It's hard to underestimate the legacy of Dracula, a novel that spawned an entire gender of vampire-influenced films, TV and literature. Each October, legions of horror fans descend on Dublin to celebrate the count and his creator at the Bram Stoker Festival. It’s a weekend of ghastly thrills and ghostly spills around the city, as well as family events, large-scale spectacles and much more.
But just who was the man behind the influential horror story?
Abraham Stoker (1847 – 1912) or “Bram”, as he was known, was born in the seaside Dublin suburb of Clontarf. Bram, was bedbound until the age of seven, and during this time, his mother Charlotte would fuel his imagination with macabre tales and Irish folklore from her native County Sligo.
He recovered and went on to attend Trinity College Dublin, and spent much of his time devouring books at Marsh’s Library, the oldest public library in Ireland, and home to the death mask of Jonathan Swift, author of Gulliver’s Travels
Trinity’s elegant patchwork of old historic buildings and cobblestones haven’t changed much since Stoker studied here. Despite his difficult early childhood, he went on to become a university athletics champion and a capped footballer. He was also auditor of the College Historical Society and President of the Philosophical Society, and is the only student in Trinity who has held both positions to this day!
Once graduated, Stoker worked as a clerk at Dublin Castle, as well as a theatre critic for the Dublin Evening Mail, which was co-owned by Joseph Sheridan Le Fanu, author of the Gothic novella Carmilla. Stoker's path also crossed with actor, Henry Irving.
Both men were said to have inspired elements in Dracula – it's also speculated that a trip Stoker made to St Michan’s Church, which houses mummified remains of some of Dublin’s most influential old families, had an influential impact on the young writer. Furthermore, Stoker's work as a civil servant is thought to have helped shape Dracula’s structure, which uses diary entries, memos and telegrams to lend an eerie realism.
In 1878, Stoker married Oscar Wilde’s ex-girlfriend, Florence Balcombe, in St Ann’s Church on Dawson Street where a bust of him now sits. The couple moved from their house on Kildare Street to London, so that Stoker, at the request of Irving, could manage Lyceum Theatre.

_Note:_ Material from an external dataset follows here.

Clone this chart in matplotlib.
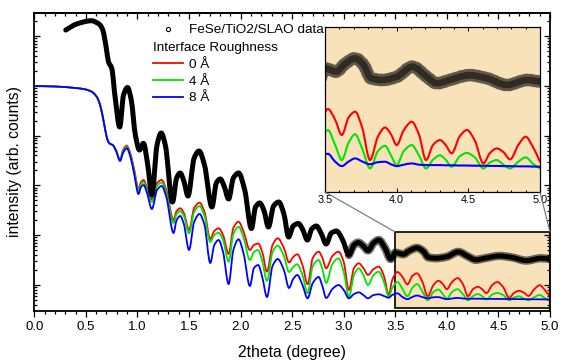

Stoker spent around seven years working on Dracula, which was finally published in 1897. The influences behind Dracula have been a heated subject of debate in literary circles, but according to many literary critics, as well as genealogist Fiona Fitzsimons, Irish folklore and his mother’s macabre tales could be a possible source. As she notes in the Irish Times, “Stoker’s heritage gave him access to a world of gothic imagination”. An imagination that we still celebrate today.